The purpose of this notebook is to serve as the canonical example of the SVR regression approach for this project for demonstration purposes. It emulates the following run of `run_experiments.py`:

    python3 run_experiments.py ../data/plants5.csv migration_m --algo SVR --cats oceanity dispersal_mode BreedSysCode Grime --drop Taxon migr_sterr_m "shift + 2SE" signif_shift signif_shift2 dispmode01 DispModeEng "shift + 2SE" --benchmark --save --na feature

In [2]:
import TraitData

In [13]:
DATAFILE = "../data/plants5.csv"
RESPONSE = "migration_m"
CATEGORIES = [
     'oceanity',
     'dispersal_mode',
     'BreedSysCode',
     'Grime'
]
DROPVARS = [
    "Taxon",
    "migr_sterr_m",
    "shift + 2SE",
    "signif_shift",
    "signif_shift2",
    "DispModeEng"
]
DROPNA = 1 ## drop features (0 for drop samples)
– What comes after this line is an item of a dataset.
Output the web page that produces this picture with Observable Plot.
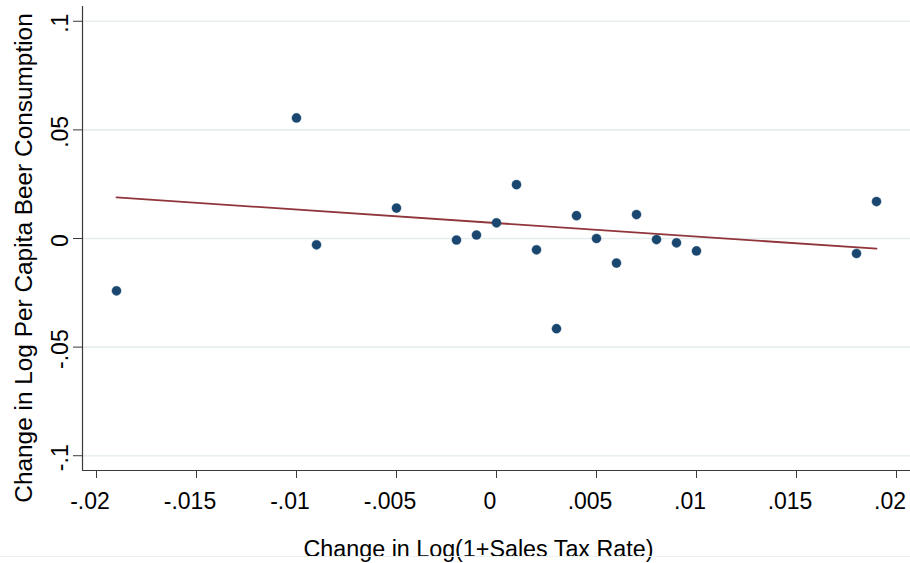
<!DOCTYPE html>
<html><head><meta charset="utf-8">
<script src="https://cdn.jsdelivr.net/npm/d3@7"></script>
<script src="https://cdn.jsdelivr.net/npm/@observablehq/plot@0.6"></script>
<style>
html,body{margin:0;padding:0;background:#fff;}
#wrap{position:relative;width:910px;height:563px;overflow:hidden;}
#edge{position:absolute;left:0;top:556px;width:910px;height:0;border-top:1.5px solid #e9f1f3;z-index:2;}
</style></head><body><div id="wrap"></div>
<script>
// Data
const taxChange  = [-0.019, -0.010, -0.009, -0.005, -0.002, -0.001, 0.000, 0.001, 0.002, 0.003, 0.004, 0.005, 0.006, 0.007, 0.008, 0.009, 0.010, 0.018, 0.019];
const beerChange = [-0.0241, 0.0555, -0.0029, 0.0140, -0.0007, 0.0016, 0.0072, 0.0248, -0.0052, -0.0415, 0.0105, 0.0000, -0.0113, 0.0110, -0.0005, -0.0020, -0.0057, -0.0069, 0.0170];
// Fitted line endpoints
const fitX = [-0.019, 0.019];
const fitY = [0.0189, -0.0047];
const xTicks = [-0.02, -0.015, -0.01, -0.005, 0, 0.005, 0.01, 0.015, 0.02];
const xTickLabels = ["-.02", "-.015", "-.01", "-.005", "0", ".005", ".01", ".015", ".02"];
const yTicks = [-0.1, -0.05, 0, 0.05, 0.1];
const yTickLabels = ["-.1", "-.05", "0", ".05", ".1"];
const xTitle = "Change in Log(1+Sales Tax Rate)";
const yTitle = "Change in Log Per Capita Beer Consumption";
const xDomain = [-0.0207, 0.0207];
const yDomain = [-0.1068, 0.1068];

const points = taxChange.map((x, i) => ({x, y: beerChange[i]}));
const fit = fitX.map((x, i) => ({x, y: fitY[i]}));
const xLab = xTicks.map((v, i) => ({v, t: xTickLabels[i]}));
const yLab = yTicks.map((v, i) => ({v, t: yTickLabels[i]}));
const font = "'Liberation Sans', Arial, Helvetica, sans-serif";

const chart = Plot.plot({
  width: 910,
  height: 563,
  marginLeft: 82,
  marginRight: 0,
  marginTop: 6,
  marginBottom: 93,
  style: {fontFamily: font, fontSize: "23px", background: "transparent", color: "#000"},
  x: {domain: xDomain, label: null},
  y: {domain: yDomain, label: null},
  marks: [
    Plot.ruleY(yTicks, {stroke: "#e6eef0", strokeWidth: 1.6}),
    Plot.ruleX([xDomain[0]], {stroke: "#3a3a3a", strokeWidth: 1.2}),
    Plot.ruleY([yDomain[0]], {stroke: "#3a3a3a", strokeWidth: 1.2}),
    Plot.axisX({ticks: xTicks, tickFormat: () => "", tickSize: 8, stroke: "#3a3a3a", label: null}),
    Plot.axisY({ticks: yTicks, tickFormat: () => "", tickSize: 9, stroke: "#3a3a3a", label: null}),
    Plot.text(xLab, {frameAnchor: "bottom", x: "v", text: "t", dx: -6.5, dy: 21.7, lineAnchor: "top", textAnchor: "middle", fontSize: 23, fill: "#000"}),
    Plot.text(yLab, {frameAnchor: "left", y: "v", text: "t", rotate: -90, dx: -14.5, dy: 2, lineAnchor: "bottom", textAnchor: "middle", fontSize: 23, fill: "#000"}),
    Plot.text([xTitle], {frameAnchor: "bottom", text: d => d, dx: -18, dy: 86, lineAnchor: "bottom", textAnchor: "middle", fontSize: 23.3, fill: "#000"}),
    Plot.text([yTitle], {frameAnchor: "left", text: d => d, rotate: -90, dx: -51, dy: 19.5, lineAnchor: "bottom", textAnchor: "middle", fontSize: 24.4, fill: "#000"}),
    Plot.line(fit, {x: "x", y: "y", stroke: "#90353b", strokeWidth: 1.8}),
    Plot.dot(points, {x: "x", y: "y", r: 4.6, fill: "#1a476f", stroke: "#1a476f", strokeWidth: 0.4})
  ]
});
const wrap = document.getElementById("wrap");
wrap.appendChild(chart);
const edge = document.createElement("div");
edge.id = "edge";
wrap.appendChild(edge);
</script>
</body></html>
data = TraitData.TraitData(DATAFILE,
                           RESPONSE,
                           DROPVARS, 
                           CATEGORIES,
                           DROPNA)
X, x_test, Y, y_test = data.train_test_split(0.30)


data.X.columns.values

array(['Bio1_mean_nosyn', 'Bio1_std_nosyn', 'Bio1_var_nosyn',
       'Bio1_mean_inclsyn', 'Bio1_std_inclsyn', 'Bio1_var_inclsyn',
       'oceanity_ks', 'oceanity_o', 'oceanity_os', 'oceanity_sks',
       'oceanity_so', 'oceanity_sos', 'dispersal_mode_animal',
       'dispersal_mode_gravity', 'dispersal_mode_water',
       'dispersal_mode_wind', 'BreedSysCode_1.0', 'BreedSysCode_2.0',
       'BreedSysCode_3.0', 'BreedSysCode_4.0', 'Grime_c', 'Grime_cs',
       'Grime_csr', 'Grime_r', 'Grime_s', 'Grime_sr'], dtype=object)

In [27]:
from sklearn.model_selection import KFold, cross_val_score, LeaveOneOut
def kFoldCV(model, features, target, K=5):
    """
        Perform 5-fold cross-validation on samples
    """
    return -cross_val_score(model, features, target,
                            cv=KFold(K),
                            scoring='neg_mean_squared_error', n_jobs=1).mean()
def LeaveOneOutCV(model, features, target):
    """
        Perform leave-one-out cross validation on samples
    """
    return -cross_val_score(model, features, target,
                           cv=LeaveOneOut(),
                           scoring="neg_mean_squared_error").mean()

In [18]:
from sklearn.svm import SVR
from sklearn.model_selection import GridSearchCV
from sklearn.preprocessing import scale
from numpy import logspace

baseModel = SVR()
params_grid = {
    'C'     : logspace(-3, 3, 13), 
    'gamma' : logspace(-3, 3, 13) 
}
gridSearch = GridSearchCV(baseModel,
                         param_grid = params_grid,
                         scoring="neg_mean_squared_error",
                         error_score = 0,
                         n_jobs = -1,
                         cv=KFold(5))
gridSearch.fit(scale(X), Y)

bestModel = gridSearch.best_estimator_
print("GridSearch Parameters: ", bestModel.get_params())

GridSearch Parameters:  {'kernel': 'rbf', 'shrinking': True, 'cache_size': 200, 'epsilon': 0.1, 'verbose': False, 'tol': 0.001, 'coef0': 0.0, 'degree': 3, 'gamma': 1000.0, 'max_iter': -1, 'C': 10.0}


In [22]:
print("MSE on test data (5-fold): ", kFoldCV(bestModel, scale(x_test), y_test))

MSE on test data:  33.9784765896


In [28]:
print("MSE on test data (LOO): ", LeaveOneOutCV(bestModel, scale(x_test), y_test))

MSE on test data (LOO):  35.0724109303